*SUPPLIED DATA:*
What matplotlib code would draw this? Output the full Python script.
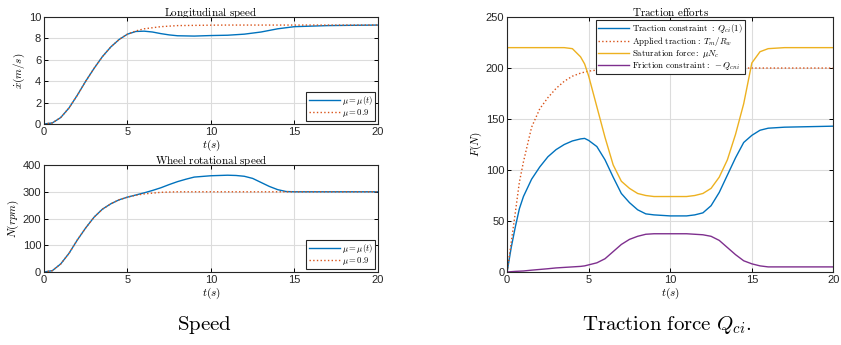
import matplotlib.pyplot as plt

plt.rcParams['mathtext.fontset'] = 'cm'
plt.rcParams['font.family'] = 'Liberation Sans'

BLUE = '#0072BD'
ORANGE = '#D95319'
YELLOW = '#EDB120'
PURPLE = '#7E2F8E'

# longitudinal speed (m/s)
t_speed = [0, 0.5, 1, 1.5, 2, 2.5, 3, 3.5, 4, 4.5, 5, 5.5, 6, 6.5, 7, 7.5, 8, 9,
           10, 11, 12, 13, 14, 15, 16, 17, 18, 20]
speed_mu_t = [0, 0.1, 0.6, 1.5, 2.7, 4.0, 5.2, 6.3, 7.2, 7.9, 8.4, 8.65, 8.68, 8.6,
              8.45, 8.33, 8.25, 8.22, 8.27, 8.3, 8.4, 8.6, 8.9, 9.1, 9.15, 9.2, 9.22, 9.25]
speed_mu_09 = [0, 0.1, 0.6, 1.5, 2.7, 4.0, 5.2, 6.3, 7.2, 7.9, 8.4, 8.7, 8.9, 9.0,
               9.1, 9.15, 9.2, 9.22, 9.24, 9.25, 9.25, 9.25, 9.25, 9.25, 9.25, 9.25, 9.25, 9.25]

# wheel rotational speed (rpm)
t_wheel = [0, 0.5, 1, 1.5, 2, 2.5, 3, 3.5, 4, 4.5, 5, 5.5, 6, 6.5, 7, 7.5, 8, 8.5,
           9, 10, 11, 11.5, 12, 12.5, 13, 13.5, 14, 14.5, 15, 16, 20]
wheel_mu_t = [0, 5, 30, 70, 120, 165, 205, 235, 255, 270, 280, 288, 296, 305, 315,
              327, 338, 347, 355, 360, 362, 361, 358, 350, 335, 320, 308, 301, 300, 300, 300]
wheel_mu_09 = [0, 5, 30, 70, 120, 165, 205, 235, 255, 270, 280, 287, 292, 295, 298,
               299, 300, 300, 300, 300, 300, 300, 300, 300, 300, 300, 300, 300, 300, 300, 300]

# traction efforts (N)
t_force = [0, 0.25, 0.5, 0.75, 1, 1.5, 2, 2.5, 3, 3.5, 4, 4.5, 4.75, 5, 5.5, 6, 6.5,
           7, 7.5, 8, 8.5, 9, 10, 11, 11.5, 12, 12.5, 13, 13.5, 14, 14.5, 15, 15.5,
           16, 17, 20]
traction_constraint = [0, 24, 44, 62, 74, 91, 103, 113, 120, 125, 128.5, 130.5, 131,
                       129, 123, 110, 93, 77, 68, 61, 57, 56, 55, 55, 56, 58, 65, 78,
                       95, 112, 127, 134, 139, 141, 142, 143]
applied_traction = [0, 29, 58, 88, 108, 142, 160, 171, 180, 187, 192, 195, 196, 197,
                    198, 198.5, 199, 199.5, 200, 200, 200, 200, 200, 200, 200, 200,
                    200, 200, 200, 200, 200, 200, 200, 200, 200, 200]
saturation_force = [220, 220, 220, 220, 220, 220, 220, 220, 220, 220, 219, 211, 204,
                    192, 162, 132, 105, 89, 82, 77, 75, 74, 74, 74, 75, 77, 82, 93,
                    110, 135, 165, 205, 216, 219, 220, 220]
friction_constraint = [0, 0.3, 0.6, 0.8, 1, 1.8, 2.5, 3.2, 4, 4.5, 5, 5.5, 6, 7, 9, 13,
                       20, 27, 32, 35, 37, 37.5, 37.5, 37.5, 37, 36.5, 35, 31, 24, 17,
                       11, 8, 6, 5, 5, 5]


def style_axes(ax, yticks):
    ax.set_xlim(0, 20)
    ax.set_xticks([0, 5, 10, 15, 20])
    ax.set_yticks(yticks)
    ax.set_ylim(yticks[0], yticks[-1])
    ax.grid(True, color='#dcdcdc', linewidth=0.8)
    ax.set_axisbelow(True)
    ax.tick_params(direction='in', top=True, right=True, length=3, width=0.7,
                   labelsize=8, labelcolor='#262626', pad=2)
    for sp in ax.spines.values():
        sp.set_linewidth(0.8)
        sp.set_color('#262626')


def add_legend(ax, loc, hl, fs):
    leg = ax.legend(loc=loc, fontsize=fs, fancybox=False, edgecolor='#262626',
                    framealpha=1, handlelength=hl, borderpad=0.25, labelspacing=0.0,
                    borderaxespad=0.3, handletextpad=0.3)
    leg.get_frame().set_linewidth(0.8)
    return leg


fig = plt.figure(figsize=(8.41, 3.45), dpi=100)

ax1 = fig.add_axes([0.0523, 0.6406, 0.397, 0.310])
ax1.plot(t_speed, speed_mu_t, color=BLUE, lw=1.0, label=r'$\mu=\mu(t)$')
ax1.plot(t_speed, speed_mu_09, color=ORANGE, lw=1.0, ls=':', label=r'$\mu=0.9$')
style_axes(ax1, [0, 2, 4, 6, 8, 10])
ax1.set_title(r'$\mathrm{Longitudinal\ speed}$', fontsize=8, pad=1)
ax1.set_xlabel(r'$t(s)$', fontsize=8, labelpad=1)
ax1.set_ylabel(r'$\dot{x}(m/s)$', fontsize=8, labelpad=1)
add_legend(ax1, 'lower right', 3.6, 6.2)

ax2 = fig.add_axes([0.0523, 0.2116, 0.397, 0.310])
ax2.plot(t_wheel, wheel_mu_t, color=BLUE, lw=1.0, label=r'$\mu=\mu(t)$')
ax2.plot(t_wheel, wheel_mu_09, color=ORANGE, lw=1.0, ls=':', label=r'$\mu=0.9$')
style_axes(ax2, [0, 100, 200, 300, 400])
ax2.set_title(r'$\mathrm{Wheel\ rotational\ speed}$', fontsize=8, pad=1)
ax2.set_xlabel(r'$t(s)$', fontsize=8, labelpad=1)
ax2.set_ylabel(r'$N(rpm)$', fontsize=8, labelpad=1)
add_legend(ax2, 'lower right', 3.6, 6.2)

ax3 = fig.add_axes([0.603, 0.2116, 0.388, 0.739])
ax3.plot(t_force, traction_constraint, color=BLUE, lw=1.0,
         label=r'$\mathrm{Traction\ constraint\ :}\ Q_{ci}(1)$')
ax3.plot(t_force, applied_traction, color=ORANGE, lw=1.0, ls=':',
         label=r'$\mathrm{Applied\ traction:}\ T_m/R_w$')
ax3.plot(t_force, saturation_force, color=YELLOW, lw=1.0,
         label=r'$\mathrm{Saturation\ force:}\ \mu N_c$')
ax3.plot(t_force, friction_constraint, color=PURPLE, lw=1.0,
         label=r'$\mathrm{Friction\ constraint:}\ -Q_{cni}$')
style_axes(ax3, [0, 50, 100, 150, 200, 250])
ax3.set_title(r'$\mathrm{Traction\ efforts}$', fontsize=8, pad=1)
ax3.set_xlabel(r'$t(s)$', fontsize=8, labelpad=1)
ax3.set_ylabel(r'$F(N)$', fontsize=8, labelpad=1)
add_legend(ax3, 'upper center', 3.5, 6.4)

fig.text(0.243, 0.058, r'$\mathrm{Speed}$', fontsize=15, ha='center', va='center')
fig.text(0.793, 0.058, r'$\mathrm{Traction\ force}\ Q_{ci}.$', fontsize=15,
         ha='center', va='center')

fig.savefig('out.png', dpi=100)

*TASK INSTRUCTIONS:* Reproduce the data word for word, excluding its pictures.

*WRITTEN SOLUTION:*
What matplotlib code would draw this? Output the full Python script.
import matplotlib.pyplot as plt

plt.rcParams['mathtext.fontset'] = 'cm'
plt.rcParams['font.family'] = 'Liberation Sans'

BLUE = '#0072BD'
ORANGE = '#D95319'
YELLOW = '#EDB120'
PURPLE = '#7E2F8E'

# longitudinal speed (m/s)
t_speed = [0, 0.5, 1, 1.5, 2, 2.5, 3, 3.5, 4, 4.5, 5, 5.5, 6, 6.5, 7, 7.5, 8, 9,
           10, 11, 12, 13, 14, 15, 16, 17, 18, 20]
speed_mu_t = [0, 0.1, 0.6, 1.5, 2.7, 4.0, 5.2, 6.3, 7.2, 7.9, 8.4, 8.65, 8.68, 8.6,
              8.45, 8.33, 8.25, 8.22, 8.27, 8.3, 8.4, 8.6, 8.9, 9.1, 9.15, 9.2, 9.22, 9.25]
speed_mu_09 = [0, 0.1, 0.6, 1.5, 2.7, 4.0, 5.2, 6.3, 7.2, 7.9, 8.4, 8.7, 8.9, 9.0,
               9.1, 9.15, 9.2, 9.22, 9.24, 9.25, 9.25, 9.25, 9.25, 9.25, 9.25, 9.25, 9.25, 9.25]

# wheel rotational speed (rpm)
t_wheel = [0, 0.5, 1, 1.5, 2, 2.5, 3, 3.5, 4, 4.5, 5, 5.5, 6, 6.5, 7, 7.5, 8, 8.5,
           9, 10, 11, 11.5, 12, 12.5, 13, 13.5, 14, 14.5, 15, 16, 20]
wheel_mu_t = [0, 5, 30, 70, 120, 165, 205, 235, 255, 270, 280, 288, 296, 305, 315,
              327, 338, 347, 355, 360, 362, 361, 358, 350, 335, 320, 308, 301, 300, 300, 300]
wheel_mu_09 = [0, 5, 30, 70, 120, 165, 205, 235, 255, 270, 280, 287, 292, 295, 298,
               299, 300, 300, 300, 300, 300, 300, 300, 300, 300, 300, 300, 300, 300, 300, 300]

# traction efforts (N)
t_force = [0, 0.25, 0.5, 0.75, 1, 1.5, 2, 2.5, 3, 3.5, 4, 4.5, 4.75, 5, 5.5, 6, 6.5,
           7, 7.5, 8, 8.5, 9, 10, 11, 11.5, 12, 12.5, 13, 13.5, 14, 14.5, 15, 15.5,
           16, 17, 20]
traction_constraint = [0, 24, 44, 62, 74, 91, 103, 113, 120, 125, 128.5, 130.5, 131,
                       129, 123, 110, 93, 77, 68, 61, 57, 56, 55, 55, 56, 58, 65, 78,
                       95, 112, 127, 134, 139, 141, 142, 143]
applied_traction = [0, 29, 58, 88, 108, 142, 160, 171, 180, 187, 192, 195, 196, 197,
                    198, 198.5, 199, 199.5, 200, 200, 200, 200, 200, 200, 200, 200,
                    200, 200, 200, 200, 200, 200, 200, 200, 200, 200]
saturation_force = [220, 220, 220, 220, 220, 220, 220, 220, 220, 220, 219, 211, 204,
                    192, 162, 132, 105, 89, 82, 77, 75, 74, 74, 74, 75, 77, 82, 93,
                    110, 135, 165, 205, 216, 219, 220, 220]
friction_constraint = [0, 0.3, 0.6, 0.8, 1, 1.8, 2.5, 3.2, 4, 4.5, 5, 5.5, 6, 7, 9, 13,
                       20, 27, 32, 35, 37, 37.5, 37.5, 37.5, 37, 36.5, 35, 31, 24, 17,
                       11, 8, 6, 5, 5, 5]


def style_axes(ax, yticks):
    ax.set_xlim(0, 20)
    ax.set_xticks([0, 5, 10, 15, 20])
    ax.set_yticks(yticks)
    ax.set_ylim(yticks[0], yticks[-1])
    ax.grid(True, color='#dcdcdc', linewidth=0.8)
    ax.set_axisbelow(True)
    ax.tick_params(direction='in', top=True, right=True, length=3, width=0.7,
                   labelsize=8, labelcolor='#262626', pad=2)
    for sp in ax.spines.values():
        sp.set_linewidth(0.8)
        sp.set_color('#262626')


def add_legend(ax, loc, hl, fs):
    leg = ax.legend(loc=loc, fontsize=fs, fancybox=False, edgecolor='#262626',
                    framealpha=1, handlelength=hl, borderpad=0.25, labelspacing=0.0,
                    borderaxespad=0.3, handletextpad=0.3)
    leg.get_frame().set_linewidth(0.8)
    return leg


fig = plt.figure(figsize=(8.41, 3.45), dpi=100)

ax1 = fig.add_axes([0.0523, 0.6406, 0.397, 0.310])
ax1.plot(t_speed, speed_mu_t, color=BLUE, lw=1.0, label=r'$\mu=\mu(t)$')
ax1.plot(t_speed, speed_mu_09, color=ORANGE, lw=1.0, ls=':', label=r'$\mu=0.9$')
style_axes(ax1, [0, 2, 4, 6, 8, 10])
ax1.set_title(r'$\mathrm{Longitudinal\ speed}$', fontsize=8, pad=1)
ax1.set_xlabel(r'$t(s)$', fontsize=8, labelpad=1)
ax1.set_ylabel(r'$\dot{x}(m/s)$', fontsize=8, labelpad=1)
add_legend(ax1, 'lower right', 3.6, 6.2)

ax2 = fig.add_axes([0.0523, 0.2116, 0.397, 0.310])
ax2.plot(t_wheel, wheel_mu_t, color=BLUE, lw=1.0, label=r'$\mu=\mu(t)$')
ax2.plot(t_wheel, wheel_mu_09, color=ORANGE, lw=1.0, ls=':', label=r'$\mu=0.9$')
style_axes(ax2, [0, 100, 200, 300, 400])
ax2.set_title(r'$\mathrm{Wheel\ rotational\ speed}$', fontsize=8, pad=1)
ax2.set_xlabel(r'$t(s)$', fontsize=8, labelpad=1)
ax2.set_ylabel(r'$N(rpm)$', fontsize=8, labelpad=1)
add_legend(ax2, 'lower right', 3.6, 6.2)

ax3 = fig.add_axes([0.603, 0.2116, 0.388, 0.739])
ax3.plot(t_force, traction_constraint, color=BLUE, lw=1.0,
         label=r'$\mathrm{Traction\ constraint\ :}\ Q_{ci}(1)$')
ax3.plot(t_force, applied_traction, color=ORANGE, lw=1.0, ls=':',
         label=r'$\mathrm{Applied\ traction:}\ T_m/R_w$')
ax3.plot(t_force, saturation_force, color=YELLOW, lw=1.0,
         label=r'$\mathrm{Saturation\ force:}\ \mu N_c$')
ax3.plot(t_force, friction_constraint, color=PURPLE, lw=1.0,
         label=r'$\mathrm{Friction\ constraint:}\ -Q_{cni}$')
style_axes(ax3, [0, 50, 100, 150, 200, 250])
ax3.set_title(r'$\mathrm{Traction\ efforts}$', fontsize=8, pad=1)
ax3.set_xlabel(r'$t(s)$', fontsize=8, labelpad=1)
ax3.set_ylabel(r'$F(N)$', fontsize=8, labelpad=1)
add_legend(ax3, 'upper center', 3.5, 6.4)

fig.text(0.243, 0.058, r'$\mathrm{Speed}$', fontsize=15, ha='center', va='center')
fig.text(0.793, 0.058, r'$\mathrm{Traction\ force}\ Q_{ci}.$', fontsize=15,
         ha='center', va='center')

fig.savefig('out.png', dpi=100)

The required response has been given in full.